И небо слепнет от ужаса. Новое вещество жизни порождается ужасом и болью, сочащейся из разрыва, из отрыва разума от сердца и души.
Тяготение старого и младогравитация нового – вот разрыв, вот сдавливание, – вот что мы испытываем сегодня. Сегодня и всегда.
Недавно смотрел по ТВ летний чемпионат мира, происходивший в Москве. Красиво! Сильно! И – смешно. Смешно, неловко и стыдновато было слышать гимны некоторых стран, которые исполнялись в честь победителей. Подавляющая часть государственных гимнов (восприятие мое – вне политики! – чисто этико-эстетическое) – это музыкальные маршево-одические произведения интертекстуального (т. е. заимствованного) и постмодернистского (т. е. новое – на основе известного, старого) характера. Гимн Уганды – почти «Интернационал», гимн Кении (самый красивый!) – это увертюра то ли к опере, то ли к симфоническому грандиозному сочинению, гимн США – палимпсест гимна Великобритании (Англии) «God Save The Queen». Гимн моей страны, России – это… это сталинский марш с застрявшей в мозгу (и в сердце) строкой «Союз нерушимых республик голодных…». Господибожетымой! Ну неужели нельзя создать что-то музыкальное, адекватное двуглавому орлу и флагу-триколору! Можно и старое сделать новым: «Боже, Народ Храни…» и т. д. Царские, имперские символы никак не синтезируются в систему с коммунистическим (по сути – диктаторским, сталинским) гимном. Ох-х-х…
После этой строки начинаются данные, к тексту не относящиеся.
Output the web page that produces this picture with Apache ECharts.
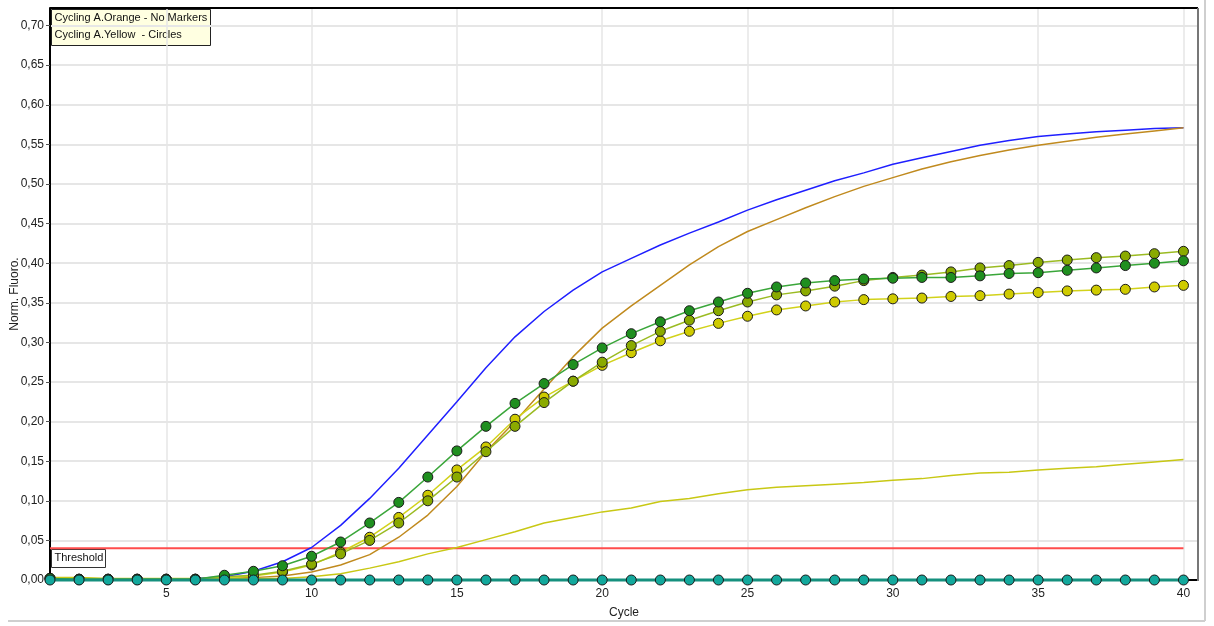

Вот два стихотворения Сергея Шестакова, уходящие в онтологическое новое, одновременно врастая в родное, кровно необходимое прежнее, прошлое.
Здесь всё – объятие, покружное и крест-на-крест, старого и нового, т. е. недоизведанного, недопознанного, а может быть, и непознаваемого – с неведомым, незнаемым.
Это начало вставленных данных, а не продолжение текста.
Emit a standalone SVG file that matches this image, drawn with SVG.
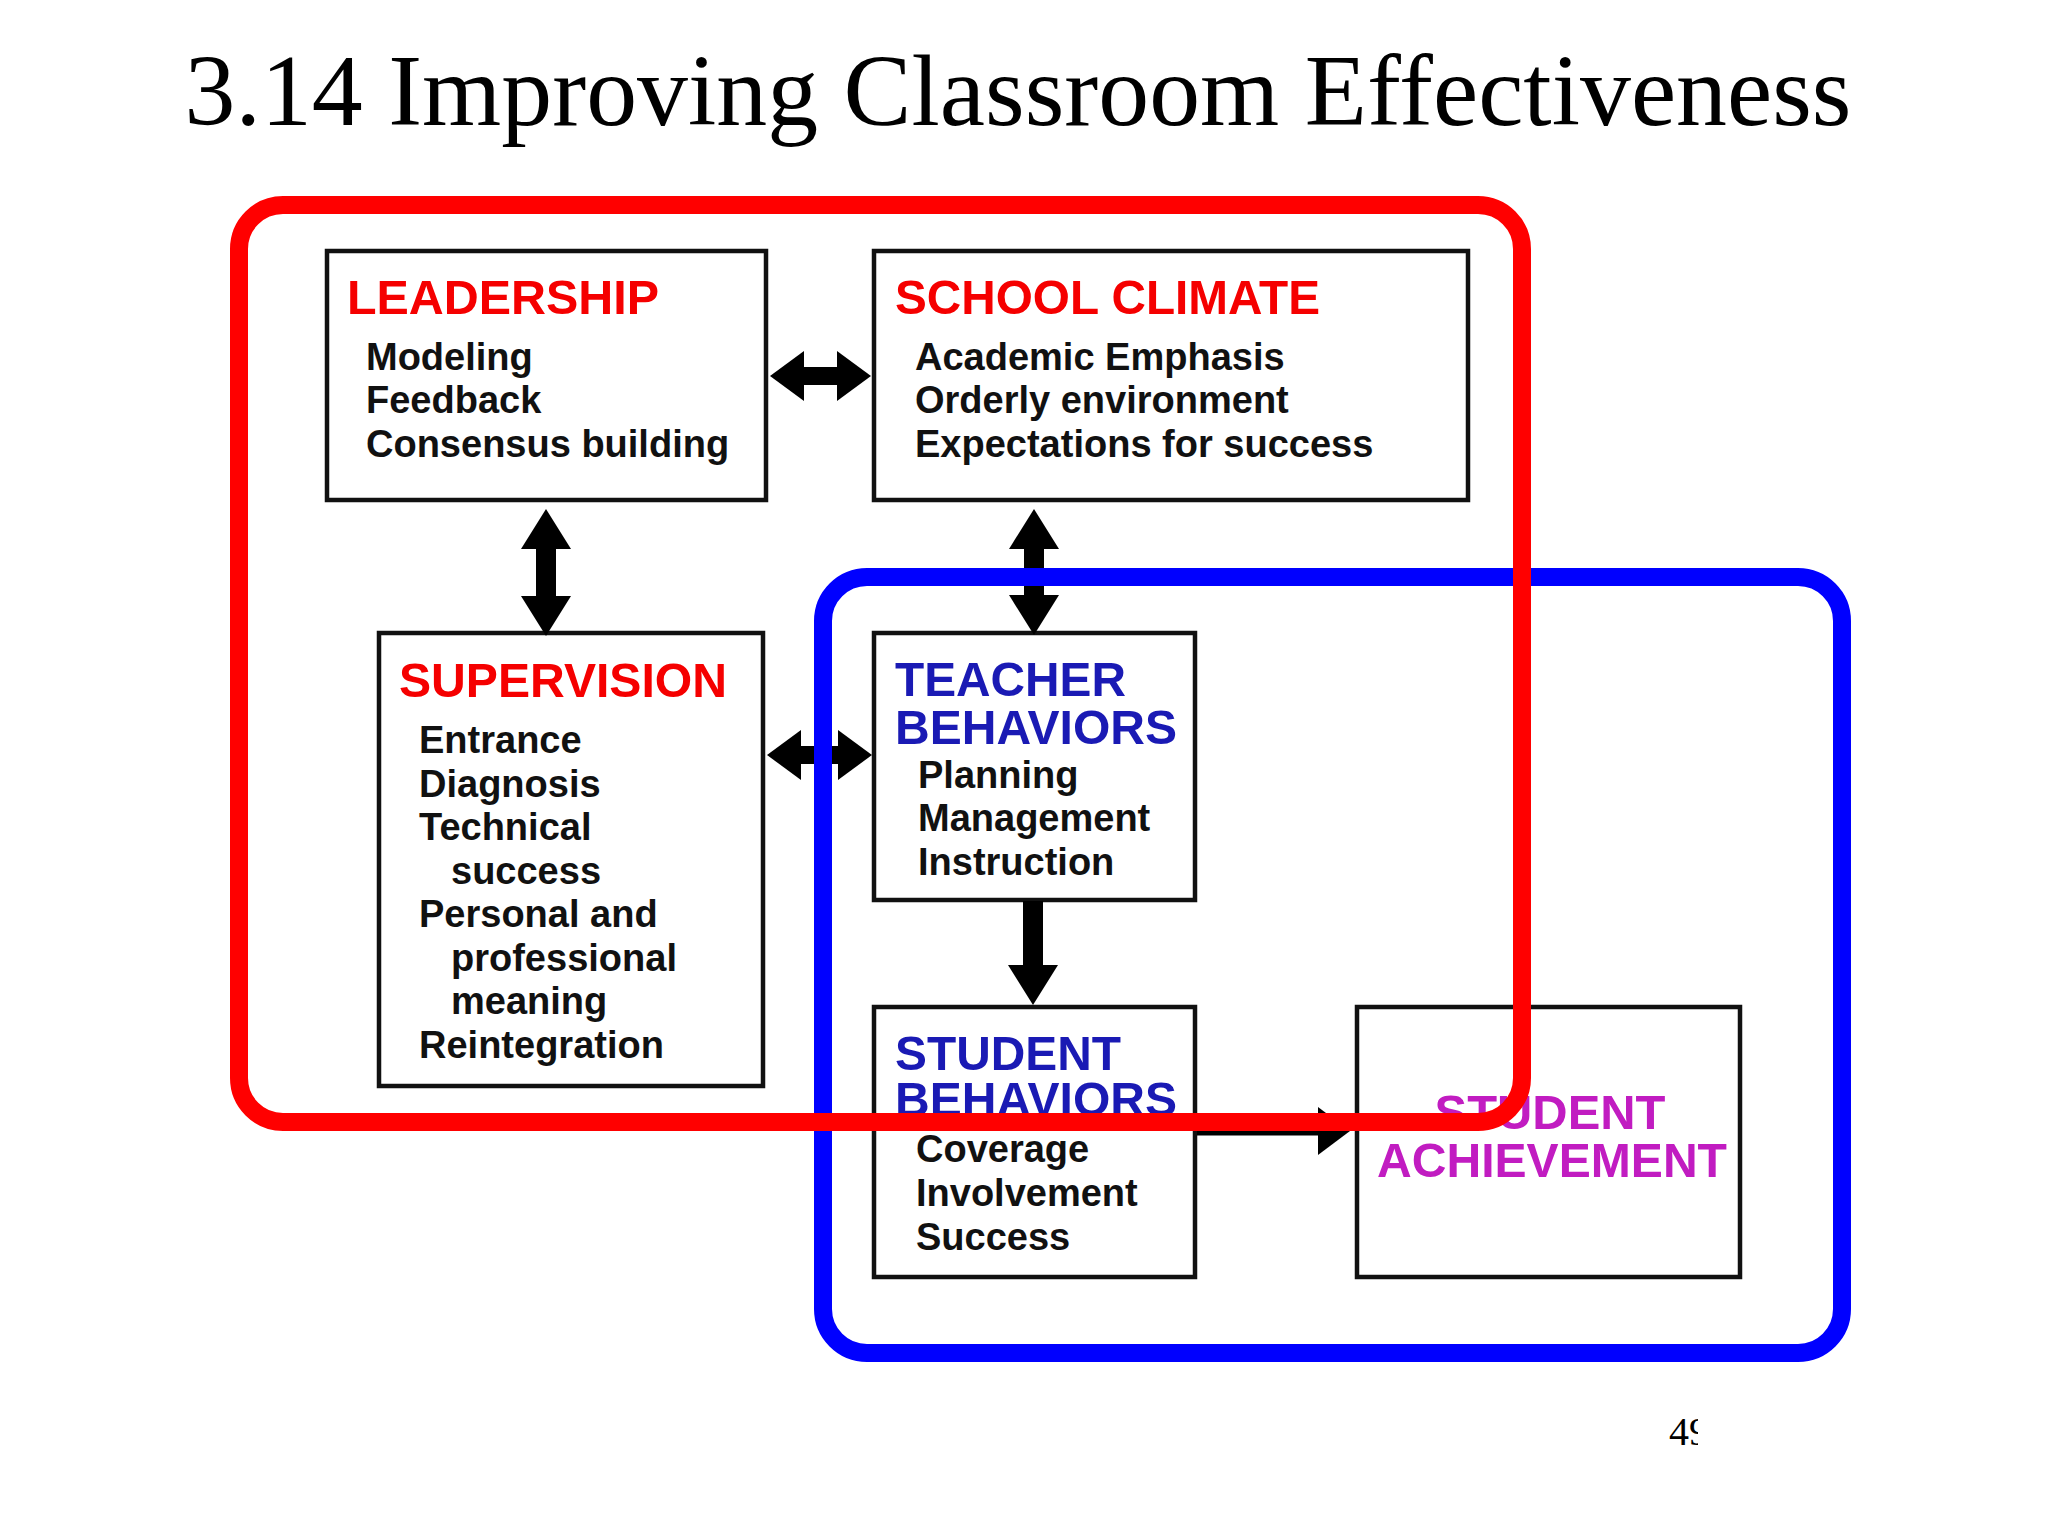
<svg xmlns="http://www.w3.org/2000/svg" width="2048" height="1536" viewBox="0 0 2048 1536">
  <style>
    .title { font-family: "Liberation Serif", "Times New Roman", serif; font-size: 102px; fill: #000; }
    .head { font-family: "Liberation Sans", Arial, sans-serif; font-weight: bold; font-size: 49px; }
    .red { fill: #f50000; }
    .blue { fill: #1a1ab4; }
    .mag { fill: #c11cc1; }
    .body { font-family: "Liberation Sans", Arial, sans-serif; font-weight: bold; font-size: 38px; fill: #111; }
    .box { fill: #fff; stroke: #111; stroke-width: 4.5; }
    .conn { stroke: #000; fill: none; }
    .region { fill: none; stroke-width: 18; }
    .pg { font-family: "Liberation Serif", "Times New Roman", serif; font-size: 40px; fill: #000; }
  </style>
  <defs>
    <marker id="ahV" markerUnits="userSpaceOnUse" viewBox="0 0 40 50" markerWidth="40" markerHeight="50" refX="1" refY="25" orient="auto-start-reverse">
      <path d="M0,0 L40,25 L0,50 Z" fill="#000"/>
    </marker>
    <marker id="ahH" markerUnits="userSpaceOnUse" viewBox="0 0 34 50" markerWidth="34" markerHeight="50" refX="1" refY="25" orient="auto-start-reverse">
      <path d="M0,0 L34,25 L0,50 Z" fill="#000"/>
    </marker>
    <marker id="ahS" markerUnits="userSpaceOnUse" viewBox="0 0 32 48" markerWidth="32" markerHeight="48" refX="1" refY="24" orient="auto">
      <path d="M0,0 L32,24 L0,48 Z" fill="#000"/>
    </marker>
    <clipPath id="pgclip">
      <rect x="1600" y="1380" width="98" height="100"/>
    </clipPath>
  </defs>

  <rect x="0" y="0" width="2048" height="1536" fill="#fff"/>

  <text class="title" x="1018" y="125" text-anchor="middle" textLength="1667" lengthAdjust="spacingAndGlyphs">3.14 Improving Classroom Effectiveness</text>

  <g id="node-leadership">
    <rect class="box" x="327" y="251" width="439" height="249"/>
    <text class="head red" x="347" y="314" textLength="312" lengthAdjust="spacingAndGlyphs">LEADERSHIP</text>
    <text class="body" x="366" y="370">Modeling</text>
    <text class="body" x="366" y="413">Feedback</text>
    <text class="body" x="366" y="457">Consensus building</text>
  </g>

  <g id="node-school-climate">
    <rect class="box" x="874" y="251" width="594" height="249"/>
    <text class="head red" x="895" y="314" textLength="425" lengthAdjust="spacingAndGlyphs">SCHOOL CLIMATE</text>
    <text class="body" x="915" y="370">Academic Emphasis</text>
    <text class="body" x="915" y="413">Orderly environment</text>
    <text class="body" x="915" y="457">Expectations for success</text>
  </g>

  <g id="node-supervision">
    <rect class="box" x="379" y="633" width="384" height="453"/>
    <text class="head red" x="399" y="697" textLength="328" lengthAdjust="spacingAndGlyphs">SUPERVISION</text>
    <text class="body" x="419" y="753">Entrance</text>
    <text class="body" x="419" y="797">Diagnosis</text>
    <text class="body" x="419" y="840">Technical</text>
    <text class="body" x="451" y="884">success</text>
    <text class="body" x="419" y="927">Personal and</text>
    <text class="body" x="451" y="971">professional</text>
    <text class="body" x="451" y="1014">meaning</text>
    <text class="body" x="419" y="1058">Reintegration</text>
  </g>

  <g id="node-teacher-behaviors">
    <rect class="box" x="874" y="633" width="321" height="267"/>
    <text class="head blue" x="895" y="696" textLength="231" lengthAdjust="spacingAndGlyphs">TEACHER</text>
    <text class="head blue" x="895" y="744" textLength="282" lengthAdjust="spacingAndGlyphs">BEHAVIORS</text>
    <text class="body" x="918" y="788">Planning</text>
    <text class="body" x="918" y="831">Management</text>
    <text class="body" x="918" y="875">Instruction</text>
  </g>

  <g id="node-student-behaviors">
    <rect class="box" x="874" y="1007" width="321" height="270"/>
    <text class="head blue" x="895" y="1070" textLength="226" lengthAdjust="spacingAndGlyphs">STUDENT</text>
    <text class="head blue" x="895" y="1116" textLength="282" lengthAdjust="spacingAndGlyphs">BEHAVIORS</text>
    <text class="body" x="916" y="1162">Coverage</text>
    <text class="body" x="916" y="1206">Involvement</text>
    <text class="body" x="916" y="1250">Success</text>
  </g>

  <g id="node-student-achievement">
    <rect class="box" x="1357" y="1007" width="383" height="270"/>
    <text class="head mag" x="1550" y="1129" text-anchor="middle" textLength="231" lengthAdjust="spacingAndGlyphs">STUDENT</text>
    <text class="head mag" x="1552" y="1177" text-anchor="middle" textLength="350" lengthAdjust="spacingAndGlyphs">ACHIEVEMENT</text>
  </g>

  <g id="connectors">
    <line class="conn" x1="803" y1="376" x2="838" y2="376" stroke-width="18" marker-start="url(#ahH)" marker-end="url(#ahH)"/>
    <line class="conn" x1="546" y1="548" x2="546" y2="597" stroke-width="20" marker-start="url(#ahV)" marker-end="url(#ahV)"/>
    <line class="conn" x1="1034" y1="548" x2="1034" y2="596" stroke-width="20" marker-start="url(#ahV)" marker-end="url(#ahV)"/>
    <line class="conn" x1="800" y1="755" x2="839" y2="755" stroke-width="18" marker-start="url(#ahH)" marker-end="url(#ahH)"/>
    <line class="conn" x1="1033" y1="901" x2="1033" y2="966" stroke-width="20" marker-end="url(#ahV)"/>
    <line class="conn" x1="1197" y1="1131" x2="1319" y2="1131" stroke-width="9" marker-end="url(#ahS)"/>
  </g>

  <g id="region-outcomes">
    <rect class="region" x="823" y="577" width="1019" height="776" rx="44" ry="44" stroke="#0000ff"/>
  </g>
  <g id="region-school">
    <rect class="region" x="239" y="205" width="1283" height="917" rx="44" ry="44" stroke="#ff0000"/>
  </g>

  <text class="pg" x="1669" y="1445" clip-path="url(#pgclip)">49</text>
</svg>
Поэт сказал всё – бесстрашно, мощно, прекрасно (от «Прекрасное») и мужественно. Поэтическая стереосемантика порождает стереофабульность стихотворения. И здесь характер интерпретативности, точнее – полиинтерпретативности – параметрируется не хаосом («понимай, как хочешь»), а космосом («понимай ВСЁ»).
Человек нетерпелив. Он готов шагнуть от старого к новому – сейчас же и безоглядно. Мы плачем по старому и боимся конца. Конца всего на свете. Но мы и ждём этого конца. Жаждем его – эмоционально, эсхатологически, онтологически. И восклицаем: В КОНЦЕ-ТО КОНЦОВ, ИЗ КОНЦА В КОНЕЦ, – БУДЕТ ЛИ КОНЕЦ ЭТИМ КОНЦАМ!.. – Так шутливо покрикивал, видя непорядок где-либо и в чём-либо, Винни-Пух. Нет, не тот сказочный медвежонок, а мой товарищ с таким шутливым прозвищем, морпех по имени Пётр, погибший в Юго-Восточной Азии в 1975 году.